Josh Maja is thriving at West Bromwich Albion with six goals in six games. London-born Maja is 25 and has never quite fulfilled the potential on display when he first broke through at Sunderland.

He went to Bordeaux in France, had loan spells at Fulham and Stoke, and his first season at The Hawthorns was disrupted by injury. This season he has not looked back since a hat-trick on the opening day. He scored the only goal against Plymouth on Saturday and Carlos Corberan's team are top of the Championship.

Clemence revelling in manager's role at Barrow

Stephen Clemence is making a splendid start to his new job as manager of Barrow, top of League Two after seven games and with an interesting couple of fixtures ahead this week.

On Tuesday, Clemence will take his team to Chelsea in the Carabao Cup and then on Saturday to Gillingham, the club level on points who sacked him in the summer after less than six months in charge.

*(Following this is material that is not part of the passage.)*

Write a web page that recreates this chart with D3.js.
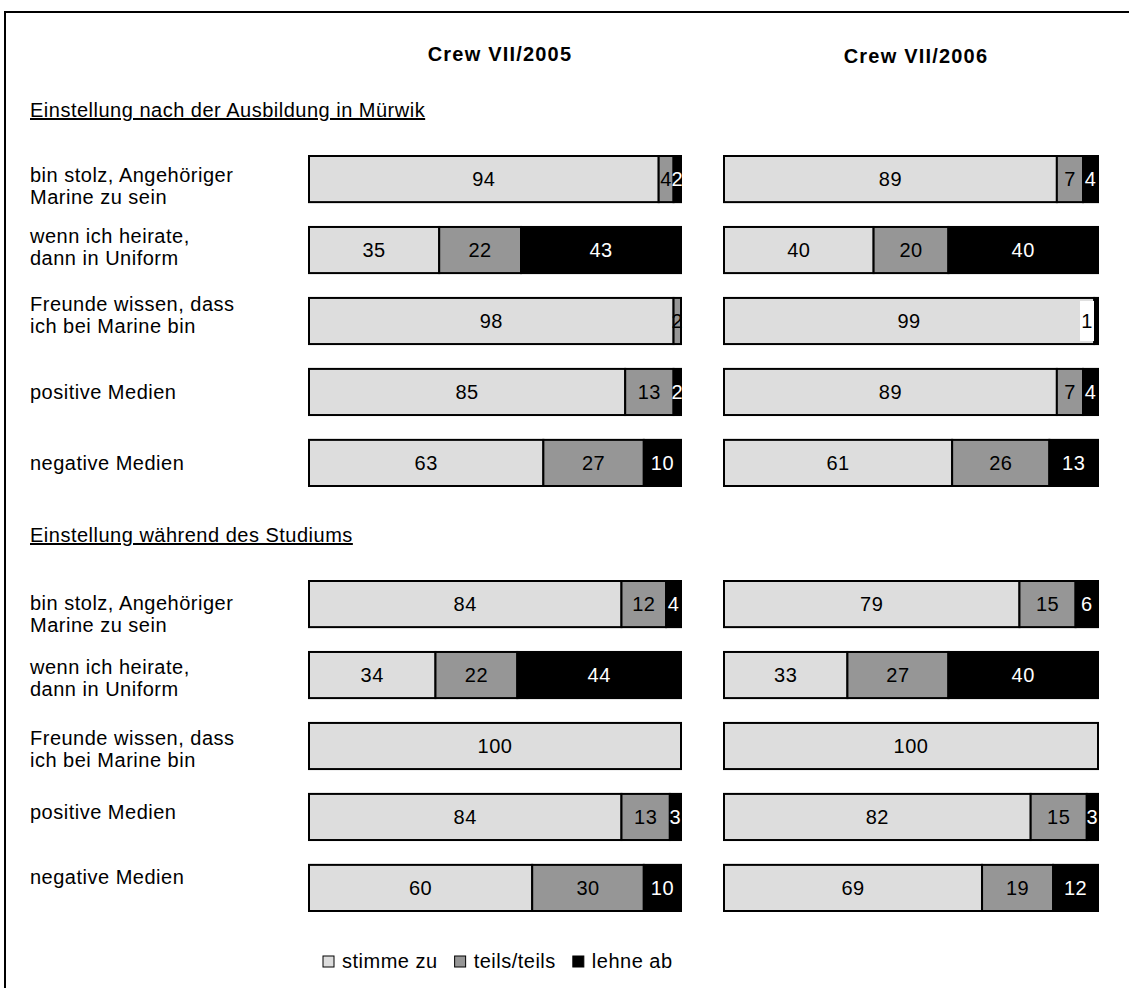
<!DOCTYPE html>
<html>
<head>
<meta charset="utf-8">
<script src="https://cdn.jsdelivr.net/npm/d3@7"></script>
<style>
  body { margin: 0; background: #fff; }
  svg text { font-family: "Liberation Sans", Arial, sans-serif; font-size: 20px; letter-spacing: 0.5px; }
</style>
</head>
<body>
<svg width="1129" height="988"></svg>
<script>
var crews = ['Crew VII/2005', 'Crew VII/2006'];
var sections = ['Einstellung nach der Ausbildung in Mürwik', 'Einstellung während des Studiums'];
var items = [
    ['bin stolz, Angehöriger', 'Marine zu sein'],
    ['wenn ich heirate,', 'dann in Uniform'],
    ['Freunde wissen, dass', 'ich bei Marine bin'],
    ['positive Medien'],
    ['negative Medien']
];
var categories = ['stimme zu', 'teils/teils', 'lehne ab'];
var colors = ['#dddddd', '#969696', '#000000'];

// [stimme zu, teils/teils, lehne ab] per item
var muerwik2005 = [[94, 4, 2], [35, 22, 43], [98, 2, 0], [85, 13, 2], [63, 27, 10]];
var muerwik2006 = [[89, 7, 4], [40, 20, 40], [99, 0, 1], [89, 7, 4], [61, 26, 13]];
var studium2005 = [[84, 12, 4], [34, 22, 44], [100, 0, 0], [84, 13, 3], [60, 30, 10]];
var studium2006 = [[79, 15, 6], [33, 27, 40], [100, 0, 0], [82, 15, 3], [69, 19, 12]];
var tables = [[muerwik2005, muerwik2006], [studium2005, studium2006]];
// labels excel drew on a white box (section, crew, item, category)
var boxedLabels = ['0-1-2-2'];
// row labels in the original don't sit exactly on the bar centre
var labelShift = [[7, -3, -6, 0, 0], [10, 3, 3, -5, -11]];

var svg = d3.select('svg');

svg.append('rect')
    .attr('x', 5).attr('y', 12)
    .attr('width', 1300).attr('height', 1100)
    .attr('fill', 'none').attr('stroke', '#000').attr('stroke-width', 2);

var xs = [
    d3.scaleLinear().domain([0, 100]).range([309, 681]),
    d3.scaleLinear().domain([0, 100]).range([724, 1098])
];
var y = d3.scaleBand().domain(d3.range(items.length)).range([156, 486]).paddingInner(0.35);
var sectionOffset = [0, 425];

crews.forEach(function (c, i) {
    var r = xs[i].range();
    svg.append('text')
        .attr('x', (r[0] + r[1]) / 2 + 5)
        .attr('y', 61 + i * 2)
        .attr('text-anchor', 'middle')
        .style('font-weight', 'bold')
        .style('letter-spacing', '1.2px')
        .text(c);
});

sections.forEach(function (s, si) {
    var off = sectionOffset[si];
    svg.append('text')
        .attr('x', 30).attr('y', 117 + off)
        .style('text-decoration', 'underline')
        .text(s);

    items.forEach(function (lines, ii) {
        var cy = y(ii) + y.bandwidth() / 2 + off + labelShift[si][ii];
        var t = svg.append('text').attr('x', 30);
        lines.forEach(function (l, li) {
            t.append('tspan')
                .attr('x', 30)
                .attr('y', cy + 7 + (li - (lines.length - 1) / 2) * 21.5)
                .text(l);
        });
    });

    tables[si].forEach(function (rows, ci) {
        var x = xs[ci];
        rows.forEach(function (vals, ii) {
            var top = y(ii) + off;
            var h = y.bandwidth();
            var segs = [];
            var acc = 0;
            vals.forEach(function (v, k) {
                segs.push({ k: k, v: v, x0: acc, x1: acc + v });
                acc += v;
            });
            segs = segs.filter(function (d) { return d.v > 0; });

            var g = svg.append('g');
            g.selectAll('rect')
                .data(segs)
                .enter()
                .append('rect')
                .attr('x', function (d) { return x(d.x0); })
                .attr('y', top)
                .attr('width', function (d) { return x(d.x1) - x(d.x0); })
                .attr('height', h)
                .attr('fill', function (d) { return colors[d.k]; })
                .attr('stroke', '#000')
                .attr('stroke-width', 2);

            segs.forEach(function (d) {
                var boxed = boxedLabels.indexOf(si + '-' + ci + '-' + ii + '-' + d.k) >= 0;
                var tx = boxed ? x(100) - 11 : x((d.x0 + d.x1) / 2);
                var ty = top + h / 2 + 7;
                if (boxed) {
                    g.append('rect')
                        .attr('x', tx - 7).attr('y', top + 3)
                        .attr('width', 14).attr('height', h - 6)
                        .attr('fill', '#fff');
                }
                g.append('text')
                    .attr('x', tx)
                    .attr('y', ty)
                    .attr('text-anchor', 'middle')
                    .attr('fill', (d.k === 2 && !boxed) ? '#fff' : '#000')
                    .text(d.v);
            });
        });
    });
});

// legend
var lx = 323;
var ly = 956;
var legend = svg.append('g');
categories.forEach(function (c, i) {
    legend.append('rect')
        .attr('x', lx).attr('y', ly)
        .attr('width', 11).attr('height', 11)
        .attr('fill', colors[i])
        .attr('stroke', '#000').attr('stroke-width', 1);
    var t = legend.append('text')
        .attr('x', lx + 19)
        .attr('y', ly + 12)
        .text(c);
    lx += 19 + t.node().getComputedTextLength() + 17;
});
</script>
</body>
</html>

Family matters for England's interim boss Carsley

England's interim boss Lee Carsley took a break from his scouting duties to see son Callum making his debut for Nuneaton Town, the latest incarnation of the club formed after the latest demise of Nuneaton Borough. They are playing home matches at nearby Bedworth Town and won 7-0 against Allexton and New Parks in Midland League One.

Hodgson's former lieutenant Lewington back to help son at MK Dons

Former England coach Ray Lewington is back on the touchline. Roy Hodgson's trusty assistant through various roles until their departure from Crystal Palace in February is helping his son Dean, who is now a player-coach and plunged into his third spell as caretaker manager of Milton Keynes Dons when Mike Williamson left abruptly for Carlisle last week. The Lewingtons were tracksuited on the touchline during Saturday's draw with Doncaster Rovers, who played for 80 minutes with 10 men at the Stadium MK.